第一性原理从哪里来?笔者认为有两种途径。一是来自于亲身实证研究,直接找出问题的答案,还有一种是来自专业学者的专业研究。很多研究成果通常发表在知名刊物上,比如《哈佛商业评论》(Harvard Business Review)、《美国心理学杂志》(American Joural of Psychology)、《麻省理工学院斯隆管理评论》等。令人遗憾的是,大多数经理人员不阅读研究资料。他们不订阅研究期刊,认为这些期刊充斥着太多专业术语和故弄玄虚的东西。然而,最近一项对美国近5 000名人力资源经理的研究表明,他们所抱持的很多自以为是的观点,根本就是错误的,该研究文章列举了7个常见而重要的错误观念:
·责任心比智力更能预测员工未来的绩效(72%)。
·在筛选面试人才时,价值观比智力更重要(57%)。
·由于面试者通常会不同程度地撒谎,以使自己表现得更好,因而在面试环节进行诚信测试是在浪费时间(68%)。
·诚信测试会造成对少数人群的偏见(70%)。
·在提升组织绩效方面,参与决策比设定绩效目标更重要(83%)。
·绝大多数绩效评价误差(宽大效应、晕轮效应、近因效应等),可通过对经理人员培训来消除(70%)。
·员工通常会高估薪酬对他们的影响(56%)。
如果经理人员养成定期阅读研究文献的习惯,上述7个常见错误认识基本可避免。所以,乔治·米尔科维奇(George T.Milkovich)痛心疾首地指出:“经理人员阅读研究资料很有必要……如果你不能成为一名研究文献的读者,你就会变成最新的商业快餐文化的俘虏。信仰,甚至热情,并不是有见地的判断的好替代物。”盲目地参考和追逐业界最佳实践并对其进行复制,到头来只会原地踏步,永远无法取得胜利。
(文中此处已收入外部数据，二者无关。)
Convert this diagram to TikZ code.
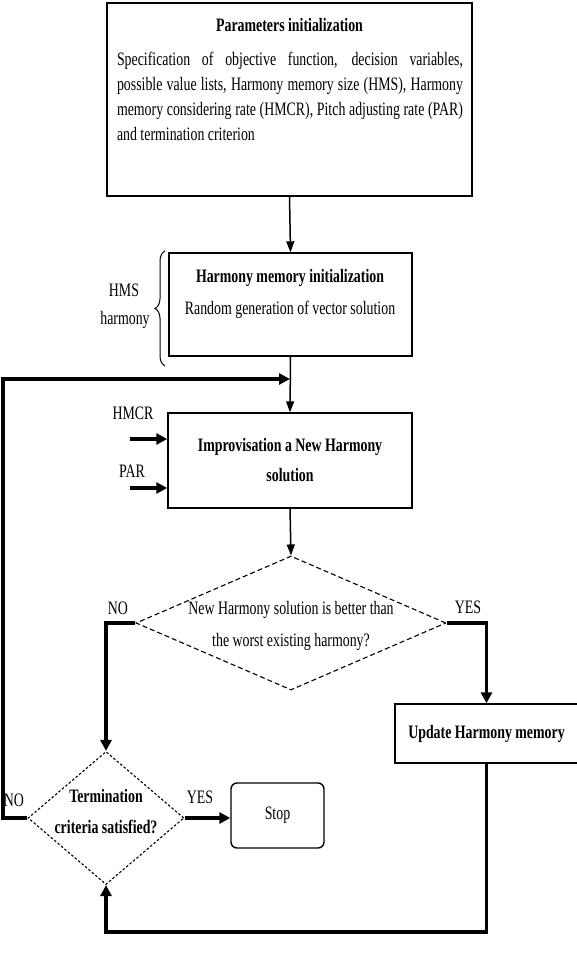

深刻地认识到这一点后,笔者一边继续在华为等企业推进OKR实践,进行实证探索,一边在浩如烟海的管理文献中找寻每一个绩效管理动作背后的理论基础,进行理论研究。笔者把理论和实践相结合,试图从理论和实证两个维度去分析每一个绩效管理动作的有效性。企业一定要制定目标吗?企业可以不制定目标吗?制定什么样的目标好呢?什么样的目标有利于效率提升?什么样的目标又能促进创新?目标一定要公开吗?公开能带来什么好处?员工达成目标的过程中一定要给予绩效反馈吗?什么样的绩效反馈会促进内在动机?围观效应能促进绩效的提升吗?绩效目标一定要评价吗?同事间的绩效互评能否促进绩效的公正感知?……等等,这一系列问题萦绕心头,等待着我们去逐一找寻答案,揭开谜底。只有回答清楚了这些基本问题,才能把它们汇集起来去回答更广层面的绩效管理有效性问题。犹如建房子,只有一砖一瓦都坚实可靠,方可垒起参天大厦。
前路虽然艰辛,但总要去探寻,也许就接近本真,构建起绩效管理领域的“第一性原理”了呢。有如广义相对论揭示万有引力的本质一样,又或者像光的波粒二象性解决了光的波动说和微粒说的争端一般,期待着往前推进一小步。